Blinds – open. Note the position of the white plastic slider (top right).
Blinds – closed. Note the white plastic slider has moved to the top left.
Blinds – detailed view. I’ve attached a length of black upholstery thread to the white plastic slider and wound it around a spool of thread as a mock-up of the stepper motor spool.
To safely control the stepper motor with Raspi, you need a motor driver board that acts as a sort of relay for Raspi’s low voltage GPIO (multipurpose) pins. The Easy Driver board provides this function at a nice price.
Overall wiring diagram, stepper motor pinout, and Raspi GPIO pinout for WiringPi.
Putting it all together.
Stepper motor hardware detail: NEMA 17 stepper motor with stamped L-bracket, Acrobotics 6 mm set screw hub, Acrobotics 1″ smooth pulley
Stepper motor installed and connected to blind slider
On the software side, you have to image the SD card with a Raspi distro, install and configure WiringPi to drive the GPIO pins, and install Nginx and PHP and setup a local webserver (I don’t need to control my blinds from outside my home, yet). Chris Rieger’s project was very helpful with software documentation for these steps, but some familiarity with programming UNIX-based systems is required.
A couple of key parameters on the controller script control the speed (and noise) of the stepper motor, as well as its range of rotation.

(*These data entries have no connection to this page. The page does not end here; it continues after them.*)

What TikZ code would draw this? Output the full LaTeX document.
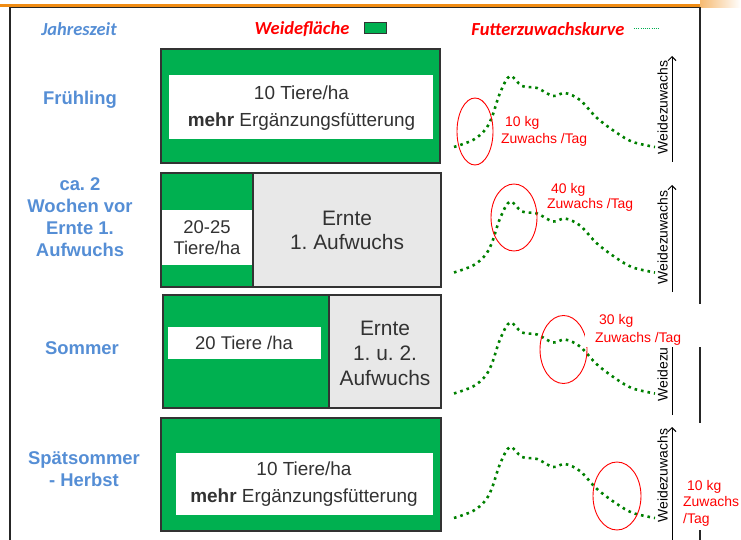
\documentclass[tikz,border=0pt]{standalone}
\usepackage{fontspec}
\setmainfont{Liberation Sans}
\newfontfamily\hdrfont{Carlito}
\usetikzlibrary{arrows.meta}
\definecolor{weide}{RGB}{0,176,80}
\definecolor{ernte}{RGB}{232,232,232}
\definecolor{seasonblue}{RGB}{85,142,213}
\definecolor{kurve}{RGB}{0,128,0}
\definecolor{boxtext}{RGB}{50,50,50}
\definecolor{topbar}{RGB}{240,140,20}
\newcommand{\fsz}[2]{\fontsize{#1}{#2}\selectfont}
\frenchspacing

\begin{document}
\begin{tikzpicture}[x=1bp,y=-1bp,
  pasture/.style={fill=weide, draw=black!80, line width=1.2bp},
  harvest/.style={fill=ernte, draw=black!80, line width=1.2bp},
  boxtxt/.style={text=boxtext, align=center, font=\fsz{19}{27}, inner sep=0},
  season/.style={text=seasonblue, font=\bfseries\fsz{18.5}{22}, align=center, inner sep=0},
  head/.style={font=\hdrfont\bfseries\itshape\fsz{18.5}{22}, inner sep=0},
  growth/.style={kurve, line width=2.6bp, dash pattern=on 2.6bp off 4bp},
  peak/.style={red, line width=0.9bp},
  rate/.style={red, align=left, inner sep=0, anchor=west},
  axis/.style={line width=1bp, -{Straight Barb[length=4bp,width=8bp]}},
  axislabel/.style={rotate=90, anchor=south, inner sep=0, font=\fsz{14}{17}}]
\useasboundingbox (0,0) rectangle (741,540);

% top bar and frame
\fill[topbar] (0,4.5) rectangle (700,7);
\shade[left color=topbar!60, right color=white] (700,0) rectangle (741,8);
\draw[line width=1.3bp, black!85] (10,540) -- (10,7.5) -- (700,7.5) -- (700,540);

% column headings
\node[head, text=seasonblue] (hj) at (79,29) {Jahreszeit};
\node[head, text=red] (hw) at (302,29) {Weidefläche};
\draw[fill=weide, draw=black!80, line width=1bp] (364,23) rectangle (386,34);
\node[head, text=red] (hf) at (548,29) {Futterzuwachskurve};
\draw[weide, line width=1bp, dash pattern=on 1bp off 1.2bp] (634,29) -- (660,29);

% seasons
\node[season] (s1) at (80,99.5) {Frühling};
\node[season] (s2) at (80,217) {ca. 2\\Wochen vor\\Ernte 1.\\Aufwuchs};
\node[season] (s3) at (82,348.5) {Sommer};
\node[season] (s4) at (84,469.5) {Spätsommer\\- Herbst};

% pasture areas
\draw[pasture] (161,49) rectangle (440,163);
\fill[white] (169,75) rectangle (433,139);
\node[boxtxt] (p1) at (301.5,108.5) {10 Tiere/ha\\\textbf{mehr} Ergänzungsfütterung};

\draw[pasture] (161,173) rectangle (253,287);
\draw[harvest] (253,173) rectangle (441,287);
\fill[white] (161.6,210) rectangle (252.4,265);
\node[boxtxt, font=\fsz{18.5}{21}] (p2) at (207,238) {20-25\\Tiere/ha};
\node[boxtxt, font=\fsz{21}{24}] (h2) at (347,230) {Ernte\\1. Aufwuchs};

\draw[pasture] (163,295) rectangle (329,408);
\draw[harvest] (329,295) rectangle (441,408);
\fill[white] (168,327) rectangle (321,359);
\node[boxtxt, font=\fsz{18.5}{21}] (p3) at (244,343) {20 Tiere /ha};
\node[boxtxt, font=\fsz{21}{25}] (h3) at (385,353) {Ernte\\1. u. 2.\\Aufwuchs};

\draw[pasture] (161,418) rectangle (441,531);
\fill[white] (176,453) rectangle (433,515);
\node[boxtxt] (p4) at (304,484.5) {10 Tiere/ha\\\textbf{mehr} Ergänzungsfütterung};

% growth axes
\draw[axis] (672,162) -- (672,56);
\draw[axis] (672,292) -- (672,185);
\draw[axis] (672,415) -- (672,306);
\draw[axis] (672,545) -- (672,427);
\node[axislabel] (a1) at (668,107.5) {Weidezuwachs};
\node[axislabel] (a2) at (668,237.5) {Weidezuwachs};
\node[axislabel] (a3) at (668,354.5) {Weidezuwachs};
\node[axislabel] (a4) at (668,475.5) {Weidezuwachs};

% growth curves
\foreach \dy in {0,125.5,246.5,371} {
  \begin{scope}[shift={(0,\dy)}]
    \draw[growth] plot[smooth, tension=0.55] coordinates {(454,147) (473,140) (485,130)
      (492,117) (500,93) (510,76) (522,86) (537,88) (553,96) (565,93) (580,100)
      (597,118) (617,133) (633,142) (655,147)};
  \end{scope}
}

% marked growth phases
\draw[peak] (475,131.5) ellipse [x radius=18, y radius=33.5];
\draw[peak] (514,217.5) ellipse [x radius=23, y radius=33.5];
\draw[peak] (563.5,349.5) ellipse [x radius=23.5, y radius=34];
\draw[peak] (617,496) ellipse [x radius=24, y radius=34];

% daily growth rates
\node[rate, font=\fsz{14}{17}] (g1) at (501,131.5) {\hspace*{4bp}10 kg\\Zuwachs /Tag};
\node[rate, font=\fsz{14}{14.5}] (g2) at (547,197.5) {\hspace*{4bp}40 kg\\Zuwachs /Tag};
\fill[white] (585,304) rectangle (703,347);
\node[rate, font=\fsz{14}{18}] (g3) at (595,329.5) {\hspace*{4bp}30 kg\\Zuwachs /Tag};
\fill[white] (680,423) rectangle (741,530);
\node[rate, font=\fsz{14}{16.5}] (g4) at (683,503) {\hspace*{4bp}10 kg\\Zuwachs\\/Tag};
\end{tikzpicture}
\end{document}
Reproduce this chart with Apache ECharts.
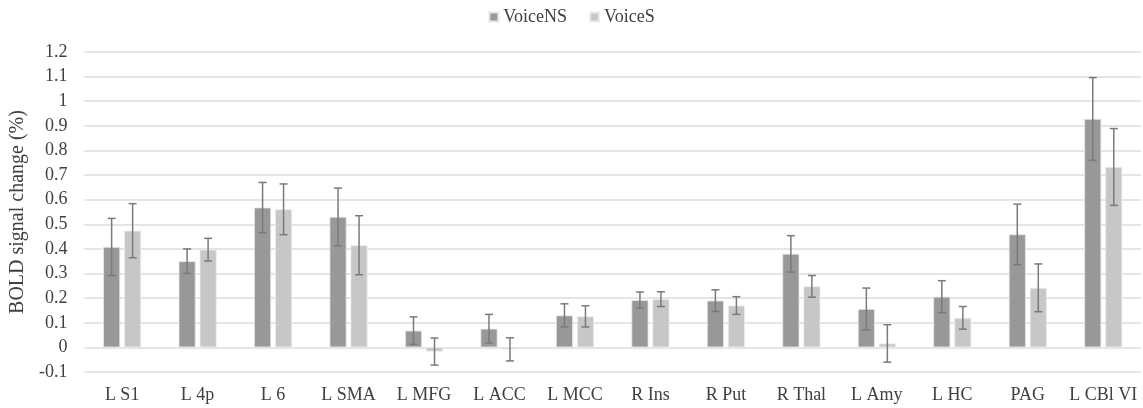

#motor speed (time between steps)
STEP_PAUSE=0.0001
#motor range ‘DIRECTION, TOTAL NUMBER OF STEPS’
#open
root echo ‘1 2000’ >> /var/www/local/controller_queue” >> $CRON_JOB_PATH
#close
root echo ‘2 2000’ >> /var/www/local/controller_queue” >> $CRON_JOB_PATH
The number of steps it will take your motor to perform the amount of spooling you need will depend on how you wired the EasyDriver, which has setting to split steps into sub-steps, allowing for precision control in applications like 3D printing.
Then when you press the ‘Open’ button on the controller page, the appropriate command is sent and the motor does its job.
Screenshot from controller page
I’ll note that the visualization on the controller page needs to be changed – it’s currently based on vertical blinds, which simply rotate to open. It’s Java-based, so I will be piecing together a solution in the coming weeks.
It’s all been tested and confirmed working. I’ll have a brief video of it in action soon.
Unfortunately, I am stuck waiting on wiring connectors for the stepper motor – I got a defective cable and it doesn’t use standard 2.54 mm connectors. Logistics is a drag for these sorts of projects when you live in a small town.